Never agree to trade work for rent. Tenants are 100% unreliable and will usually do a terrible job. They will take advantage, over charge and probably never finish the work. If the guy is a qualified and licenced contractor consider hiring him to do the work but never agree to trade work for rent. Hire him before you rent the unit to him not after. Always keep your tenants and contractors separate.
"Always keep your tenants and contractors separate."
Good advice, that.
I'm on board with everyone else. Even if the guy were a licensed plumber and offers to install a new water heater, you should always, always, always keep rent and services separate.
If your tenant is fully capable of doing the job, hire them like you would any other contractor. They should have insurance, meet your deadline, submit to inspection, etc.
I don't have any revelations to add, but you should never offer a discount or trade for rent in any situation. Once you negotiate rent, everything becomes negotiable and you lose any leverage with a tenant that you might have had.
I am going to disagree with everyone else...... No, just kidding, never do that.
Don't trade work for went, Tenant are non reliable and possibly never picked up a hammer in their life. I rather leave the house vacant for another month and find a reliable tenant once it is ready. They will use this repair to their advantage in the future.
Sooner or later your landlord is going to make you angry. Sooner or later your boss is going to make you angry. If you are both the boss and the landlord, it will be sooner rather than later!

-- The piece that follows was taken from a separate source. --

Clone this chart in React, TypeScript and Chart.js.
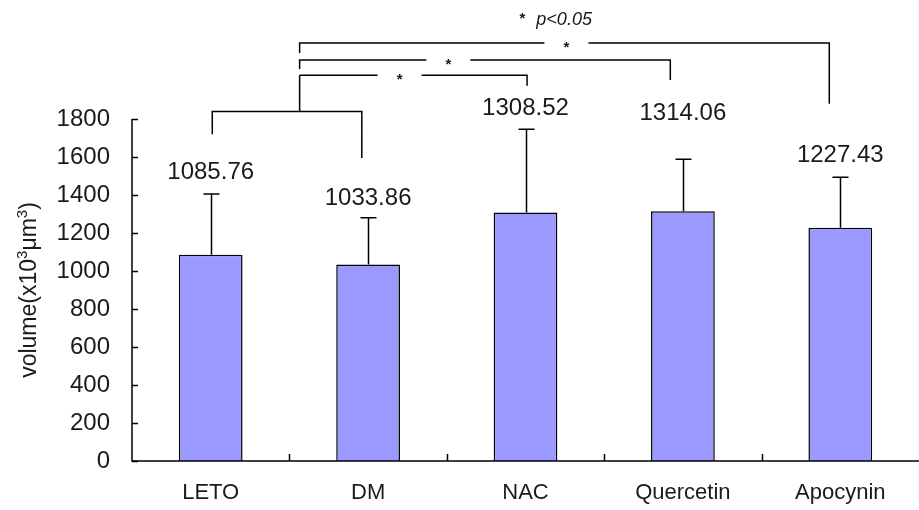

well of course in my reverse landlording style.. I have tried this a few times.. NEver works.
This is a terrible idea.
Pretty much any renter that will move into a place that is not rent-ready is going to suck.
One reason renters rent is because they don't have to do maintenance or deal with the issues that come with home ownership - so it really makes no sense for a renter to want to move into a place and do a bunch of work that an owner would have to do.

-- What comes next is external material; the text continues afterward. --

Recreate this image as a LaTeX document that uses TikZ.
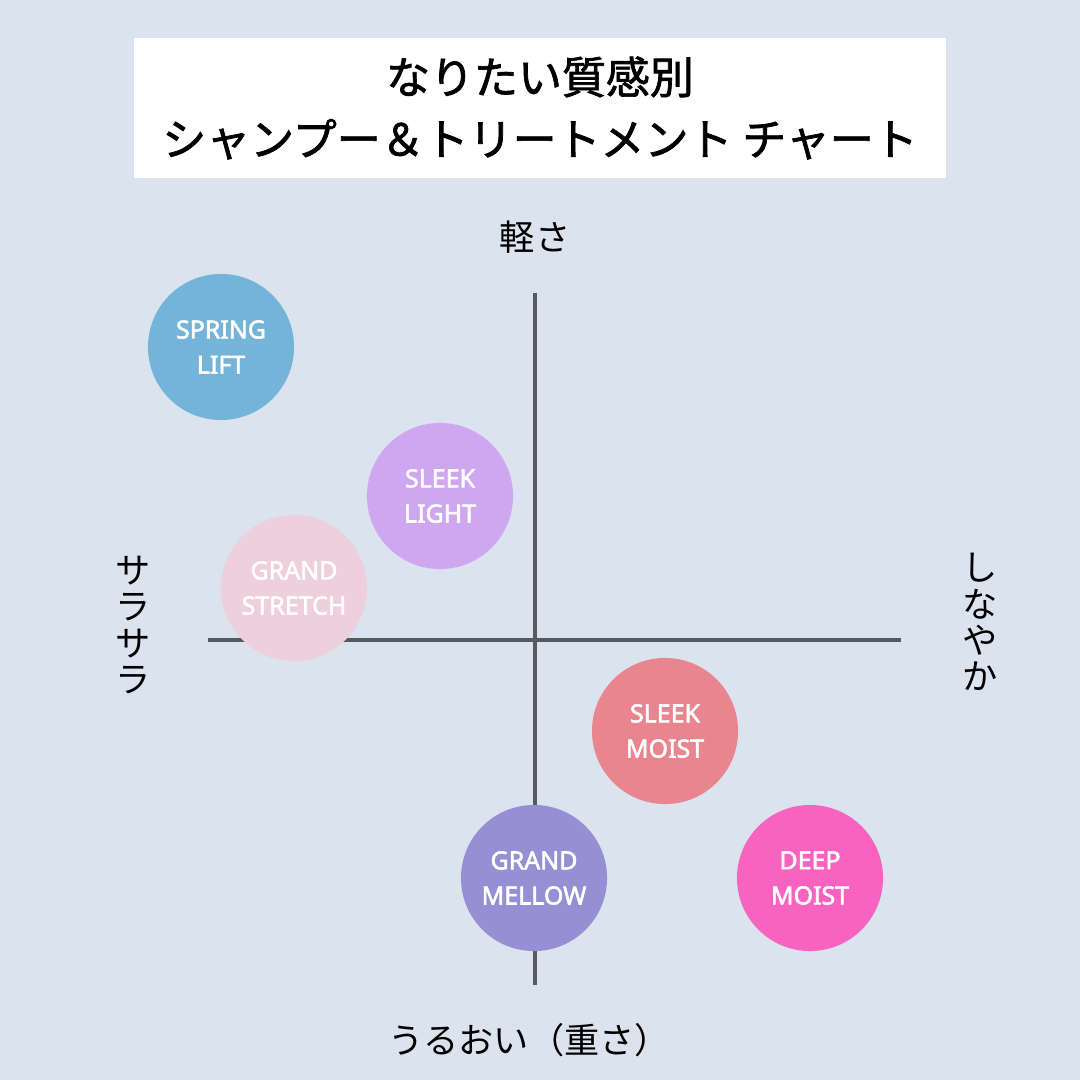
\documentclass[tikz,border=0pt]{standalone}
\usepackage{fontspec}
\setmainfont{Noto Sans}
\newfontfamily\jpfont{Noto Sans CJK JP}
\newfontfamily\jptitlefont{Noto Sans CJK JP}[FakeBold=1.6]
\newfontfamily\bubblefont{Noto Sans}[FakeBold=2.2]
\usepackage{tikz}
\usetikzlibrary{positioning}
\definecolor{bgpanel}{HTML}{DAE3EE}
\definecolor{axisgrey}{HTML}{555A60}
\definecolor{springblue}{HTML}{74B4D8}
\definecolor{sleeklilac}{HTML}{CFA7F0}
\definecolor{stretchpink}{HTML}{EECFDC}
\definecolor{moistrose}{HTML}{E8858E}
\definecolor{mellowviolet}{HTML}{978FD3}
\definecolor{deepmagenta}{HTML}{F863C0}
\tikzset{
  titlebox/.style  = {rectangle, fill=white, minimum width=8.12cm, minimum height=1.40cm,
                      align=center, inner sep=0pt,
                      font=\jptitlefont\fontsize{12.5}{17.6}\selectfont},
  bubble/.style    = {circle, minimum size=1.46cm, inner sep=0pt, align=center,
                      text=white, font=\bubblefont\fontsize{7.1}{10}\selectfont},
  axisline/.style  = {line width=1.1pt, draw=axisgrey},
  axislabel/.style = {inner sep=0pt, align=center,
                      font=\jpfont\fontsize{10}{10.3}\selectfont},
}

\begin{document}
\begin{tikzpicture}[x=0.01cm, y=-0.01cm]

  % panel
  \fill[bgpanel] (0,0) rectangle (1080,1080);
  \node[titlebox] (title) at (540,108)
       {なりたい質感別\\シャンプー＆トリートメント チャート};

  % axes
  \coordinate (vtop) at (535,293);
  \coordinate (vbot) at (535,985);
  \coordinate (hleft) at (208,640);
  \coordinate (hright) at (901,640);
  \draw[axisline] (vtop) -- (vbot);
  \draw[axisline] (hleft) -- (hright);

  \node[axislabel] (light) at (535,237) {軽さ};
  \node[axislabel] (heavy) at (529,1040) {うるおい（重さ）};
  \node[axislabel] (smooth) at (133,625) {サ\\ラ\\サ\\ラ};
  \node[axislabel] (supple) at (980,622) {し\\な\\や\\か};

  % products
  \node[bubble, fill=springblue]   (spring)  at (221,347) {SPRING\\LIFT};
  \node[bubble, fill=sleeklilac]   (slight)  at (440,496) {SLEEK\\LIGHT};
  \node[bubble, fill=stretchpink]  (gstretch) at (294,588) {GRAND\\STRETCH};
  \node[bubble, fill=moistrose]    (smoist)  at (665,731) {SLEEK\\MOIST};
  \node[bubble, fill=mellowviolet] (gmellow) at (534,878) {GRAND\\MELLOW};
  \node[bubble, fill=deepmagenta]  (dmoist)  at (810,878) {DEEP\\MOIST};

\end{tikzpicture}
\end{document}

I agree with everyone! The other thing to consider is on paper or in multi family properties, this can actually lower the value of the property.
Landlord " That drywall looks good nice job "
Tenant " Thanks I figure I dont have to pay rent for 9 months , and you owe me $1200 for supplies"
Landlord " F$%# That BU&^%*#@ "
Dont do it
If I knew the person's work, I might allow it. If he does remodeling for a living.... But it could turn into a hack job real quick. Maybe let them do one job and see how it turns out.
The trades tenant is too exhausted to do anything for their landlord. On their own time they do not want to be bothered.
Unless they are out of work needing money to get caught up with rent. My experience they are not motivated.
I have tenants that do work for me but I do not pay for them to work on their own apartments and I do not permit tenants to make unauthorized improvements on their own apartments.
However, when I have vacancies, I have one tenant that can install a toilet or a sink faucet; he occaisionaly runs into a problem and has to call for help but most of my toilet installs cost $10-$20 (I pay $10/hour). I have one girl that does a super job prepping old crufty trim for painting (in 100 year old buildings with 6" oak with many layers of crappy paint). I give her a red devil and an orbital sander and a pack of sandpaper and she gets that baseboard smooth as a babies bottom; it makes a huge difference in the paint job and I could never afford to have professional painters do that. It took a little training and figuring out what to ask for but now I just tell her how much I want to pay for-- ie 2 hours on this trim so do 15 minutes on each wall base and 20 minutes per door trim and do the best that you can. That gets me a pretty nice job for not too much money.
I have another guy that likes to lift. It costs me $20 to get a refrigerator up 3 flights. Call a company and see what you'll pay.
Please don't let a tenant do any repairs. Their quality of work won't match your expectations and they are likely not insured to do any work.
keep your tenants close, keep your contractors closer.
Well, looks like we have a consensus.
However, my mom has actually had a guy paying discounted rent for 9 months now in exchange for work on a property. I don’t know how, but she managed to get an awesome guy in there and the arrangement has been working out so far. He’ll buy supplies or get free stuff from jobs, has his own tools/truck from his day job, and we work together on the weekends sometimes.
The house is a strange situation though - half is gutted and awaiting money, permits, and reno, the rest is pretty junky too. My mom lets him customize stuff as he wants, and he can have his band practice in the gutted area of the house. I definitely wouldn’t copy the way she has managed the investment so far, but she does have a tenant who’s paying reduced rent so I just wanted to give a counterpoint that it could work.
A guy who has approached asking about it could work out really well, or terribly.
I agree, I have a great tenant who is an electrician. I occasionally hire him for electrical projects, but not in exchange for rent, it is separate.
In my experience, it doesn't work out very well.
@Mike McCarthy Thank you for your concern Michael, but no lead pain has been found.